Do you have any idea what you've done? Since my wife is pretty up on her Ripperology -- not to mention her Carrolliana -- I hadda go and ask her if she'd ever heard of Wallace's book. Which she hadn't, but when I told her the premise, she lit up like Rockefeller Center and said "Happy birthday to me."

It would be useless to protest that improving Wallace's Amazon.com ratings wasn't your intent. Unless it was, considering that "The Kind of Face You Hate" is an anagram for "I fake the fad tune. Yo-ho." That damning evidence may be all the proof I need.

bill r. said...

Neil - You wily son of a bitch...

Tom - Tell that wife of yours, if she hasn't already discovered this for herself, that Wallace wrote an earlier psycho-biography (all of that should probably be in quotes) of Carroll called THE AGONY OF LEWIS CARROLL. It was his, ahm, work on that book that led him to think, "Hey, wait a minute!", and this Ripper/Carroll book was born.

As for the rest of it, well, I'm sorry.
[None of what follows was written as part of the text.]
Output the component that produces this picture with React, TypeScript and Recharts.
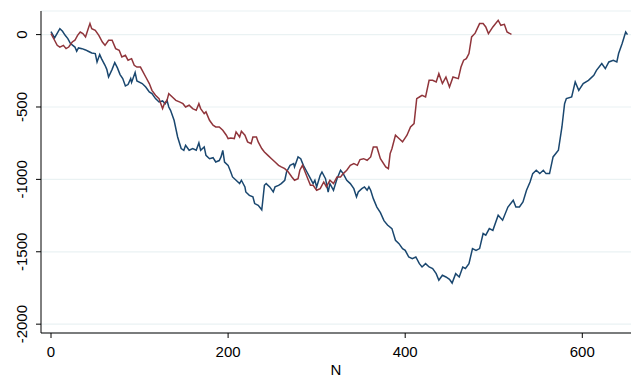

Or should I say "a whiffletree mirrors lost toys". If you know what I mean.

Roderick Heath said...

I also heard Jane Austen was Spring-Heel Jack, but then her ankles gave out, and passed the torch on to Charlotte Bronte.

bill r. said...

Not so great now, are you, Jane Austen, you weak-ankled old lady!

Rick Olson said...

I did not find much of the following ted ... zzzzzzzzzzz

Greg said...

I was, am, and will continue to be utterly convinced. I wish more authors did the kind of research legwork that Wallace does. He is the wind beneath my wings.

bill r. said...

Rick, wake up. You're drooling.

Greg - You're not alone! You're MOSTLY alone, but not entirely. Check out the Amazon reviews. One or two people think that this Wallace character has gotten a raw deal.

Arbogast said...

"I farted light" shall be my new motto. I will however express it as "light-hearted friend".

Ripper strikes again! Windows open all across Whitechapel!

The Kid said...

Man! that was funny. I need to read this book.. now!